Longtime Chicago company S&C Electric Co. held a ribbon-cutting Tuesday to officially unveil its massive facility in Palatine that will meet the growing demand for its products and increase its innovation efforts.

The 275,000-square-foot manufacturing facility at 200 Sellstrom Drive opened earlier this year, and the company has steadily moved parts of its production from Rogers Park, where it’s headquartered, to the facility.

S&C Electric produces the technology that makes the electric grid smarter and more reliable. Its mission is to create an outage-free, sustainable electrical future, said Joe Matamoros, S&C Electric’s chief product development officer.

The new Palatine facility will help it achieve that mission and meet the growing demand for electric grid modernization technologies. The company, now employee-owned, invented the liquid power fuse — a breakthrough product that contains fire suppressant and transformed the electric utilities industry as it expanded in the early 1900s.

“We’re not just moving things, but we’re moving and increasing capacity,” Matamoros said. “There’s a tremendous need in the United States for transmission investment for data centers, EVs and electrification. And we’re seeing that need, and we’re trying to meet that need.”

The expansion comes as S&C Electric has outgrown its Rogers Park space at 6601 N. Ridge Blvd. The 47-acre site is landlocked in the neighborhood, which makes expansion there and logistics challenging. Its Palatine facility is about 25 miles away, and moving some operations there will free up space at its headquarters for distribution, residential and commercial products, Matamoros said.

S&C Electric Company’s Rogers Park headquarters at 6601 N. Ridge Blvd.

Ashlee Rezin/Sun-Times

Since so many of S&C’s products are engineered to order, it was important to have the new facility close to its Rogers Park site for employee ease of access, Matamoros said.
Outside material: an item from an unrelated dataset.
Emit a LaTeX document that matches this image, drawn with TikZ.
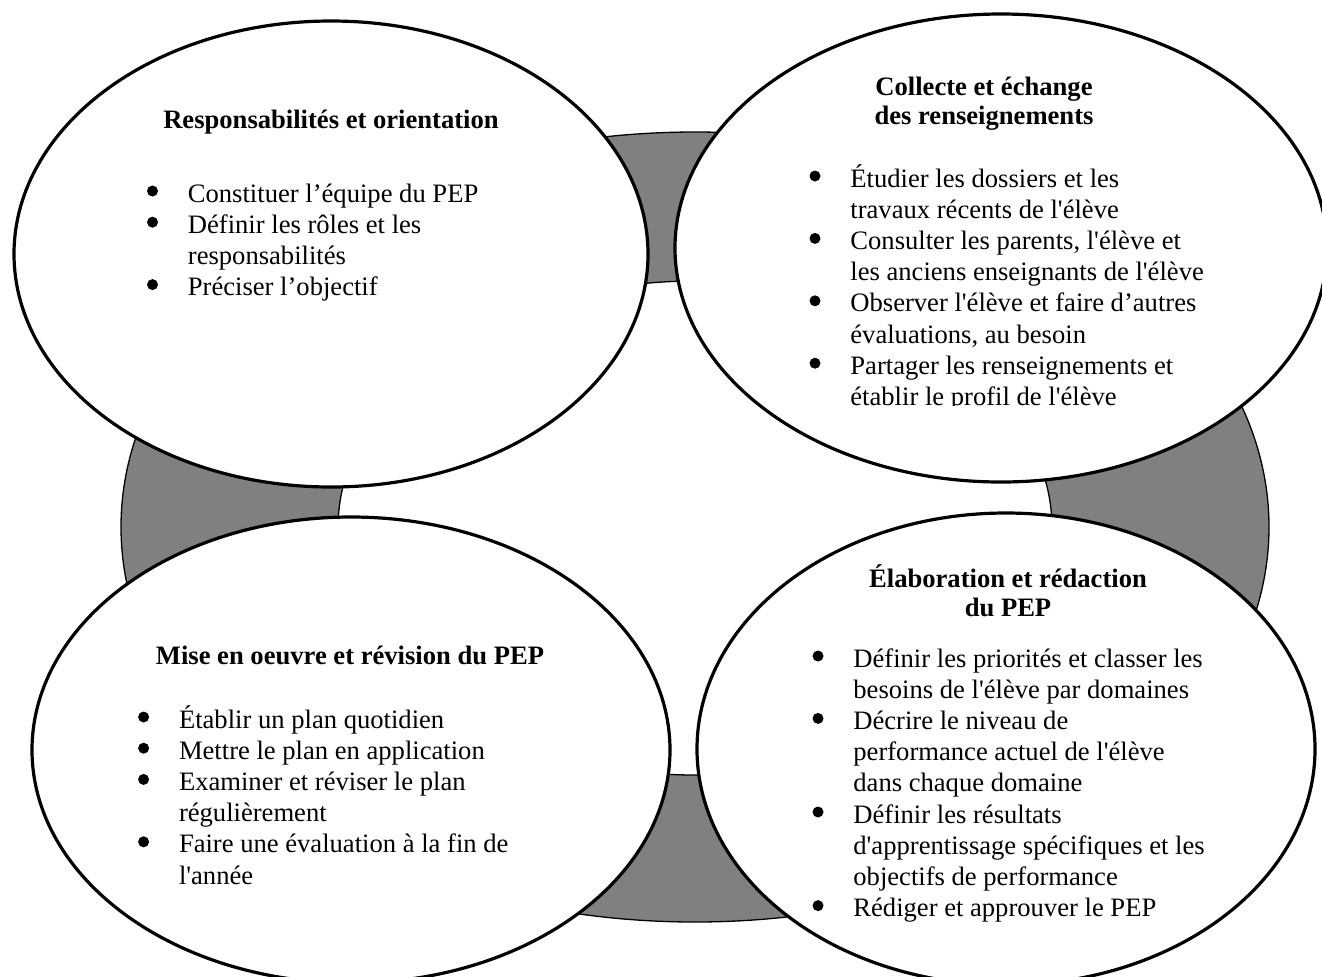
\documentclass[tikz,border=0pt]{standalone}
\usepackage{fontspec}
\setmainfont{Liberation Serif}
\usetikzlibrary{shapes.geometric}
\newcommand{\ap}{\textquotesingle}
\newcommand{\listbox}[1]{\parbox[t]{230pt}{\raggedright #1}}
\newcommand{\titlebox}[1]{\parbox[t]{200pt}{\centering #1}}

\tikzset{
    stage/.style = {draw, ellipse, fill=white, line width=1.6pt, inner sep=0pt},
    ring/.style = {fill=gray, draw=black, line width=0.65pt, even odd rule},
    stagetitle/.style = {font=\bfseries\fontsize{13.3}{14.75}\selectfont, anchor=base, inner sep=0pt},
    points/.style = {font=\fontsize{13.3}{15.6}\selectfont, anchor=base west, inner sep=0pt},
    dot/.style = {fill=black}
}

\begin{document}
\begin{tikzpicture}[x=0.5pt, y=-0.5pt]
    \useasboundingbox (0,0) rectangle (1322,976);
    \clip (0,0) rectangle (1322,976);

    % grey ring behind the stages
    \path[ring] (695,527) ellipse [x radius=574, y radius=395]
                (695,528) ellipse [x radius=357, y radius=247];

    \node[stage, minimum width=317pt, minimum height=233pt] (resp) at (331,254) {};
    \node[stage, minimum width=326pt, minimum height=234pt] (collecte) at (1001,248) {};
    \node[stage, minimum width=319pt, minimum height=233pt] (mise) at (351,750) {};
    \node[stage, minimum width=309pt, minimum height=236pt] (elab) at (1006,749) {};

    % top left
    \node[stagetitle] (resp-t) at (331,128) {\titlebox{Responsabilités et orientation}};
    \coordinate (resp-p) at (187.5,202);
    \node[points] (resp-l) at (resp-p) {\listbox{Constituer l’équipe du PEP\\
        Définir les rôles et les\\responsabilités\\Préciser l’objectif}};
    \foreach \k in {0,1,3}
        \fill[dot] ([shift={(-35,31.2*\k-11)}]resp-p) circle (5.5);

    % top right
    \node[stagetitle] (collecte-t) at (984,95) {\titlebox{Collecte et échange\\des renseignements}};
    \coordinate (collecte-p) at (850,187);
    \begin{scope}
        \clip (0,0) rectangle (1322,405);
        \node[points] (collecte-l) at (collecte-p) {\listbox{Étudier les dossiers et les\\
            travaux récents de l\ap élève\\Consulter les parents, l\ap élève et\\
            les anciens enseignants de l\ap élève\\Observer l\ap élève et faire d’autres\\
            évaluations, au besoin\\Partager les renseignements et\\
            établir le profil de l\ap élève}};
    \end{scope}
    \foreach \k in {0,2,4,6}
        \fill[dot] ([shift={(-35,31.2*\k-11)}]collecte-p) circle (5.5);

    % bottom left
    \node[stagetitle] (mise-t) at (350,664) {\titlebox{Mise en oeuvre et révision du PEP}};
    \coordinate (mise-p) at (178.6,728);
    \node[points] (mise-l) at (mise-p) {\listbox{Établir un plan quotidien\\
        Mettre le plan en application\\Examiner et réviser le plan\\
        régulièrement\\Faire une évaluation à la fin de\\l\ap année}};
    \foreach \k in {0,1,2,4}
        \fill[dot] ([shift={(-35,31.2*\k-11)}]mise-p) circle (5.5);

    % bottom right
    \node[stagetitle] (elab-t) at (1008,587) {\titlebox{Élaboration et rédaction\\du PEP}};
    \coordinate (elab-p) at (853,667);
    \node[points] (elab-l) at (elab-p) {\listbox{Définir les priorités et classer les\\
        besoins de l\ap élève par domaines\\Décrire le niveau de\\
        performance actuel de l\ap élève\\dans chaque domaine\\
        Définir les résultats\\d\ap apprentissage spécifiques et les\\
        objectifs de performance\\Rédiger et approuver le PEP}};
    \foreach \k in {0,2,5,8}
        \fill[dot] ([shift={(-35,31.2*\k-11)}]elab-p) circle (5.5);
\end{tikzpicture}
\end{document}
“We have grown a lot over the 110 years, but there’s really nowhere else to grow here. I think that would have been a natural choice had we been able to do it,” Matamoros said. “We want to be in Chicago.”

The company declined to disclose costs of its Palatine facility but said it’s investing $1 million in new technology that will arrive this fall.

S&C is moving the production of some of its larger products that are more difficult logistically to transport to Palatine. Transmission switching products, like circuit switchers, are one of the main products being produced in Palatine, Matamoros said.

“We’re pretty vertically integrated in terms of how that’s built up,” he said. “It’s not just assembling them, but there’s a quite a bit of fabrication that happens there as well in order to build the whole thing.”

The new facility will also be home to innovation and developing new products — and it will allow for similar developments in Rogers Park.

Matamoros said S&C is unique in doing much of its innovation in the U.S., while the industry at-large takes much of that work overseas.

“The innovation that we’re doing is very focused on this market,” Matamoros said. “[Palatine] allows us to really advance U.S. manufacturing and do things here, so that’s why we’re also excited to have the space. We have big plans for new products that need a home.”

There are 135 employees at the Palatine site, according to S&C, with plans to create 200 jobs. The company is continuing to hire for positions ranging from engineering to production.

S&C has about 2,000 employees in Chicago and is prioritizing hiring locally at the new facility, Matamoros said.

“We’ve got a pretty big footprint here in Chicago,” he said.

Anders Sjoelin, president and CEO at S&C Electric Company, gives remarks at the ribbon-cutting ceremony of S&C Electric’s Palatine facility.